▸ **Supplied data**
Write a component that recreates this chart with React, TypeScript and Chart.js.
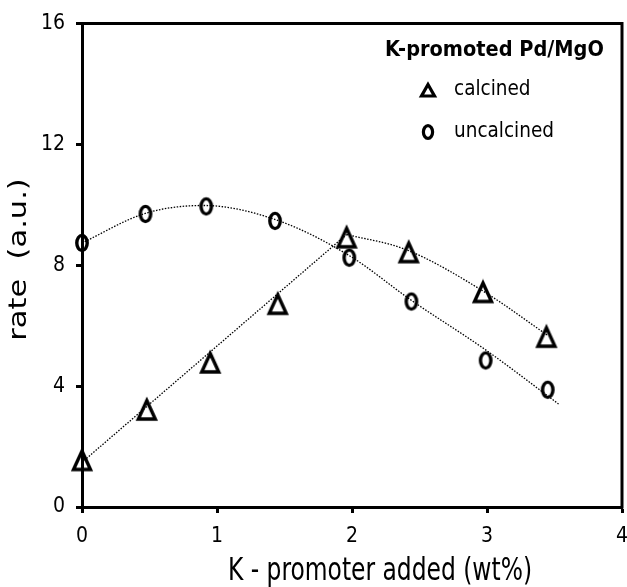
import React, { useEffect, useRef } from 'react';
import { Chart, registerables } from 'chart.js';

Chart.register(...registerables);

// ---- data ----
const xTicks = [0, 1, 2, 3, 4];
const yTicks = [0, 4, 8, 12, 16];

const calcinedX = [0, 0.48, 0.95, 1.45, 1.96, 2.42, 2.97, 3.44];
const calcinedY = [1.54, 3.21, 4.77, 6.71, 8.91, 8.42, 7.1, 5.62];

const uncalcinedX = [0, 0.47, 0.92, 1.43, 1.98, 2.44, 2.99, 3.45];
const uncalcinedY = [8.74, 9.7, 9.95, 9.47, 8.25, 6.8, 4.85, 3.88];

// dotted trend lines as traced on the picture
const calcinedTrendAX = [0, 1.96];
const calcinedTrendAY = [1.48, 9.02];
const calcinedTrendBX = [1.96, 2.4, 2.97, 3.45];
const calcinedTrendBY = [9.02, 8.52, 7.15, 5.68];
const uncalcinedTrendX = [0, 0.47, 0.9, 1.44, 1.98, 2.44, 2.99, 3.53];
const uncalcinedTrendY = [8.74, 9.72, 9.98, 9.5, 8.32, 6.84, 5.2, 3.41];

const legendTitle = 'K-promoted Pd/MgO';
const seriesNames = ['calcined', 'uncalcined'];
const xTitle = 'K - promoter added (wt%)';
const yTitle = 'rate  (a.u.)';

const COND = '"DejaVu Sans Condensed", "DejaVu Sans", sans-serif';

const pts = (xs: number[], ys: number[]) => xs.map((x, i) => ({ x, y: ys[i] }));

function makeTriangle(): HTMLCanvasElement {
  const c = document.createElement('canvas');
  c.width = 26;
  c.height = 28;
  const g = c.getContext('2d')!;
  g.strokeStyle = '#000';
  g.lineWidth = 3.4;
  g.lineJoin = 'miter';
  g.beginPath();
  g.moveTo(13, 4.5);
  g.lineTo(21.5, 23);
  g.lineTo(4.5, 23);
  g.closePath();
  g.stroke();
  return c;
}

function makeEllipse(): HTMLCanvasElement {
  const c = document.createElement('canvas');
  c.width = 18;
  c.height = 22;
  const g = c.getContext('2d')!;
  g.strokeStyle = '#000';
  g.lineWidth = 3.4;
  g.beginPath();
  g.ellipse(9, 11, 5.2, 7.6, 0, 0, Math.PI * 2);
  g.stroke();
  return c;
}

const decorPlugin = {
  id: 'decor',
  afterDraw(chart: any) {
    const { ctx, chartArea: a } = chart;
    ctx.save();
    // top and right frame
    ctx.strokeStyle = '#000';
    ctx.lineWidth = 3;
    ctx.lineCap = 'square';
    ctx.beginPath();
    ctx.moveTo(a.left, a.top);
    ctx.lineTo(a.right, a.top);
    ctx.lineTo(a.right, a.bottom);
    ctx.stroke();

    ctx.fillStyle = '#000';
    // legend title
    ctx.font = 'bold 21.5px ' + COND;
    ctx.textAlign = 'left';
    ctx.textBaseline = 'middle';
    ctx.fillText(legendTitle, 385, 50);

    // legend items
    ctx.font = '20.5px ' + COND;
    ctx.fillText(seriesNames[0], 454, 90);
    ctx.fillText(seriesNames[1], 454, 132);

    // legend triangle
    const tx = 428;
    const ty = 90;
    ctx.lineWidth = 3.2;
    ctx.lineJoin = 'miter';
    ctx.lineCap = 'butt';
    ctx.beginPath();
    ctx.moveTo(tx, ty - 5.5);
    ctx.lineTo(tx + 6.5, ty + 6);
    ctx.lineTo(tx - 6.5, ty + 6);
    ctx.closePath();
    ctx.stroke();
    // legend ellipse
    ctx.beginPath();
    ctx.ellipse(428, 132, 4.6, 6.4, 0, 0, Math.PI * 2);
    ctx.stroke();

    // x title
    ctx.save();
    ctx.translate(380, 580);
    ctx.scale(1, 1.2);
    ctx.font = '26px ' + COND;
    ctx.textAlign = 'center';
    ctx.textBaseline = 'alphabetic';
    ctx.fillText(xTitle, 0, 0);
    ctx.restore();

    // y title
    ctx.save();
    ctx.translate(26, 259.5);
    ctx.rotate(-Math.PI / 2);
    ctx.scale(1.27, 1);
    ctx.font = '24px "DejaVu Sans", sans-serif';
    ctx.textAlign = 'center';
    ctx.textBaseline = 'alphabetic';
    ctx.fillText(yTitle, 0, 0);
    ctx.restore();

    ctx.restore();
  },
};

export default function App() {
  const ref = useRef<HTMLCanvasElement | null>(null);

  useEffect(() => {
    if (!ref.current) return;
    const tri = makeTriangle();
    const ell = makeEllipse();
    const trendStyle = {
      showLine: true,
      pointRadius: 0,
      pointHoverRadius: 0,
      borderColor: '#000',
      borderWidth: 1.3,
      borderDash: [1.5, 1.5],
      fill: false,
      cubicInterpolationMode: 'monotone' as const,
      clip: false as any,
    };
    const chart = new Chart(ref.current, {
      type: 'scatter',
      data: {
        datasets: [
          {
            label: seriesNames[0],
            data: pts(calcinedX, calcinedY),
            pointStyle: tri as any,
            showLine: false,
            clip: false as any,
          },
          {
            label: seriesNames[1],
            data: pts(uncalcinedX, uncalcinedY),
            pointStyle: ell as any,
            showLine: false,
            clip: false as any,
          },
          { label: 'trendA', data: pts(calcinedTrendAX, calcinedTrendAY), ...trendStyle, cubicInterpolationMode: 'default', tension: 0 },
          { label: 'trendB', data: pts(calcinedTrendBX, calcinedTrendBY), ...trendStyle },
          { label: 'trendC', data: pts(uncalcinedTrendX, uncalcinedTrendY), ...trendStyle },
        ] as any,
      },
      options: {
        animation: false,
        responsive: false,
        devicePixelRatio: 1,
        events: [],
        layout: { padding: { left: 0, right: 4, top: 20, bottom: 0 } },
        plugins: {
          legend: { display: false },
          tooltip: { enabled: false },
          title: { display: false },
        },
        scales: {
          x: {
            type: 'linear',
            min: 0,
            max: 4,
            afterBuildTicks: (s: any) => {
              s.ticks = xTicks.map((v) => ({ value: v }));
            },
            afterFit: (s: any) => {
              s.height = 80;
              s.paddingLeft = 0;
              s.paddingRight = 0;
            },
            ticks: {
              color: '#000',
              font: { family: COND, size: 21 },
              padding: 11,
              maxRotation: 0,
            },
            grid: {
              display: true,
              drawOnChartArea: false,
              drawTicks: true,
              tickLength: 6,
              tickWidth: 3,
              tickColor: '#000',
            },
            border: { display: true, color: '#000', width: 3 },
          },
          y: {
            type: 'linear',
            min: 0,
            max: 16,
            afterBuildTicks: (s: any) => {
              s.ticks = yTicks.map((v) => ({ value: v }));
            },
            afterFit: (s: any) => {
              s.width = 82;
            },
            ticks: {
              color: '#000',
              font: { family: COND, size: 21 },
              padding: 11,
            },
            grid: {
              display: true,
              drawOnChartArea: false,
              drawTicks: true,
              tickLength: 6,
              tickWidth: 3,
              tickColor: '#000',
            },
            border: { display: true, color: '#000', width: 3 },
          },
        },
      } as any,
      plugins: [decorPlugin],
    });
    return () => chart.destroy();
  }, []);

  return (
    <div style={{ position: 'absolute', left: 0, top: 0, width: 627, height: 587, background: '#fff' }}>
      <canvas ref={ref} width={627} height={587} style={{ display: 'block', width: 627, height: 587 }} />
    </div>
  );
}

▸ **Direction**
Give every line back word for word and leave the pictures out.

▸ **Task result**
Write a component that recreates this chart with React, TypeScript and Chart.js.
import React, { useEffect, useRef } from 'react';
import { Chart, registerables } from 'chart.js';

Chart.register(...registerables);

// ---- data ----
const xTicks = [0, 1, 2, 3, 4];
const yTicks = [0, 4, 8, 12, 16];

const calcinedX = [0, 0.48, 0.95, 1.45, 1.96, 2.42, 2.97, 3.44];
const calcinedY = [1.54, 3.21, 4.77, 6.71, 8.91, 8.42, 7.1, 5.62];

const uncalcinedX = [0, 0.47, 0.92, 1.43, 1.98, 2.44, 2.99, 3.45];
const uncalcinedY = [8.74, 9.7, 9.95, 9.47, 8.25, 6.8, 4.85, 3.88];

// dotted trend lines as traced on the picture
const calcinedTrendAX = [0, 1.96];
const calcinedTrendAY = [1.48, 9.02];
const calcinedTrendBX = [1.96, 2.4, 2.97, 3.45];
const calcinedTrendBY = [9.02, 8.52, 7.15, 5.68];
const uncalcinedTrendX = [0, 0.47, 0.9, 1.44, 1.98, 2.44, 2.99, 3.53];
const uncalcinedTrendY = [8.74, 9.72, 9.98, 9.5, 8.32, 6.84, 5.2, 3.41];

const legendTitle = 'K-promoted Pd/MgO';
const seriesNames = ['calcined', 'uncalcined'];
const xTitle = 'K - promoter added (wt%)';
const yTitle = 'rate  (a.u.)';

const COND = '"DejaVu Sans Condensed", "DejaVu Sans", sans-serif';

const pts = (xs: number[], ys: number[]) => xs.map((x, i) => ({ x, y: ys[i] }));

function makeTriangle(): HTMLCanvasElement {
  const c = document.createElement('canvas');
  c.width = 26;
  c.height = 28;
  const g = c.getContext('2d')!;
  g.strokeStyle = '#000';
  g.lineWidth = 3.4;
  g.lineJoin = 'miter';
  g.beginPath();
  g.moveTo(13, 4.5);
  g.lineTo(21.5, 23);
  g.lineTo(4.5, 23);
  g.closePath();
  g.stroke();
  return c;
}

function makeEllipse(): HTMLCanvasElement {
  const c = document.createElement('canvas');
  c.width = 18;
  c.height = 22;
  const g = c.getContext('2d')!;
  g.strokeStyle = '#000';
  g.lineWidth = 3.4;
  g.beginPath();
  g.ellipse(9, 11, 5.2, 7.6, 0, 0, Math.PI * 2);
  g.stroke();
  return c;
}

const decorPlugin = {
  id: 'decor',
  afterDraw(chart: any) {
    const { ctx, chartArea: a } = chart;
    ctx.save();
    // top and right frame
    ctx.strokeStyle = '#000';
    ctx.lineWidth = 3;
    ctx.lineCap = 'square';
    ctx.beginPath();
    ctx.moveTo(a.left, a.top);
    ctx.lineTo(a.right, a.top);
    ctx.lineTo(a.right, a.bottom);
    ctx.stroke();

    ctx.fillStyle = '#000';
    // legend title
    ctx.font = 'bold 21.5px ' + COND;
    ctx.textAlign = 'left';
    ctx.textBaseline = 'middle';
    ctx.fillText(legendTitle, 385, 50);

    // legend items
    ctx.font = '20.5px ' + COND;
    ctx.fillText(seriesNames[0], 454, 90);
    ctx.fillText(seriesNames[1], 454, 132);

    // legend triangle
    const tx = 428;
    const ty = 90;
    ctx.lineWidth = 3.2;
    ctx.lineJoin = 'miter';
    ctx.lineCap = 'butt';
    ctx.beginPath();
    ctx.moveTo(tx, ty - 5.5);
    ctx.lineTo(tx + 6.5, ty + 6);
    ctx.lineTo(tx - 6.5, ty + 6);
    ctx.closePath();
    ctx.stroke();
    // legend ellipse
    ctx.beginPath();
    ctx.ellipse(428, 132, 4.6, 6.4, 0, 0, Math.PI * 2);
    ctx.stroke();

    // x title
    ctx.save();
    ctx.translate(380, 580);
    ctx.scale(1, 1.2);
    ctx.font = '26px ' + COND;
    ctx.textAlign = 'center';
    ctx.textBaseline = 'alphabetic';
    ctx.fillText(xTitle, 0, 0);
    ctx.restore();

    // y title
    ctx.save();
    ctx.translate(26, 259.5);
    ctx.rotate(-Math.PI / 2);
    ctx.scale(1.27, 1);
    ctx.font = '24px "DejaVu Sans", sans-serif';
    ctx.textAlign = 'center';
    ctx.textBaseline = 'alphabetic';
    ctx.fillText(yTitle, 0, 0);
    ctx.restore();

    ctx.restore();
  },
};

export default function App() {
  const ref = useRef<HTMLCanvasElement | null>(null);

  useEffect(() => {
    if (!ref.current) return;
    const tri = makeTriangle();
    const ell = makeEllipse();
    const trendStyle = {
      showLine: true,
      pointRadius: 0,
      pointHoverRadius: 0,
      borderColor: '#000',
      borderWidth: 1.3,
      borderDash: [1.5, 1.5],
      fill: false,
      cubicInterpolationMode: 'monotone' as const,
      clip: false as any,
    };
    const chart = new Chart(ref.current, {
      type: 'scatter',
      data: {
        datasets: [
          {
            label: seriesNames[0],
            data: pts(calcinedX, calcinedY),
            pointStyle: tri as any,
            showLine: false,
            clip: false as any,
          },
          {
            label: seriesNames[1],
            data: pts(uncalcinedX, uncalcinedY),
            pointStyle: ell as any,
            showLine: false,
            clip: false as any,
          },
          { label: 'trendA', data: pts(calcinedTrendAX, calcinedTrendAY), ...trendStyle, cubicInterpolationMode: 'default', tension: 0 },
          { label: 'trendB', data: pts(calcinedTrendBX, calcinedTrendBY), ...trendStyle },
          { label: 'trendC', data: pts(uncalcinedTrendX, uncalcinedTrendY), ...trendStyle },
        ] as any,
      },
      options: {
        animation: false,
        responsive: false,
        devicePixelRatio: 1,
        events: [],
        layout: { padding: { left: 0, right: 4, top: 20, bottom: 0 } },
        plugins: {
          legend: { display: false },
          tooltip: { enabled: false },
          title: { display: false },
        },
        scales: {
          x: {
            type: 'linear',
            min: 0,
            max: 4,
            afterBuildTicks: (s: any) => {
              s.ticks = xTicks.map((v) => ({ value: v }));
            },
            afterFit: (s: any) => {
              s.height = 80;
              s.paddingLeft = 0;
              s.paddingRight = 0;
            },
            ticks: {
              color: '#000',
              font: { family: COND, size: 21 },
              padding: 11,
              maxRotation: 0,
            },
            grid: {
              display: true,
              drawOnChartArea: false,
              drawTicks: true,
              tickLength: 6,
              tickWidth: 3,
              tickColor: '#000',
            },
            border: { display: true, color: '#000', width: 3 },
          },
          y: {
            type: 'linear',
            min: 0,
            max: 16,
            afterBuildTicks: (s: any) => {
              s.ticks = yTicks.map((v) => ({ value: v }));
            },
            afterFit: (s: any) => {
              s.width = 82;
            },
            ticks: {
              color: '#000',
              font: { family: COND, size: 21 },
              padding: 11,
            },
            grid: {
              display: true,
              drawOnChartArea: false,
              drawTicks: true,
              tickLength: 6,
              tickWidth: 3,
              tickColor: '#000',
            },
            border: { display: true, color: '#000', width: 3 },
          },
        },
      } as any,
      plugins: [decorPlugin],
    });
    return () => chart.destroy();
  }, []);

  return (
    <div style={{ position: 'absolute', left: 0, top: 0, width: 627, height: 587, background: '#fff' }}>
      <canvas ref={ref} width={627} height={587} style={{ display: 'block', width: 627, height: 587 }} />
    </div>
  );
}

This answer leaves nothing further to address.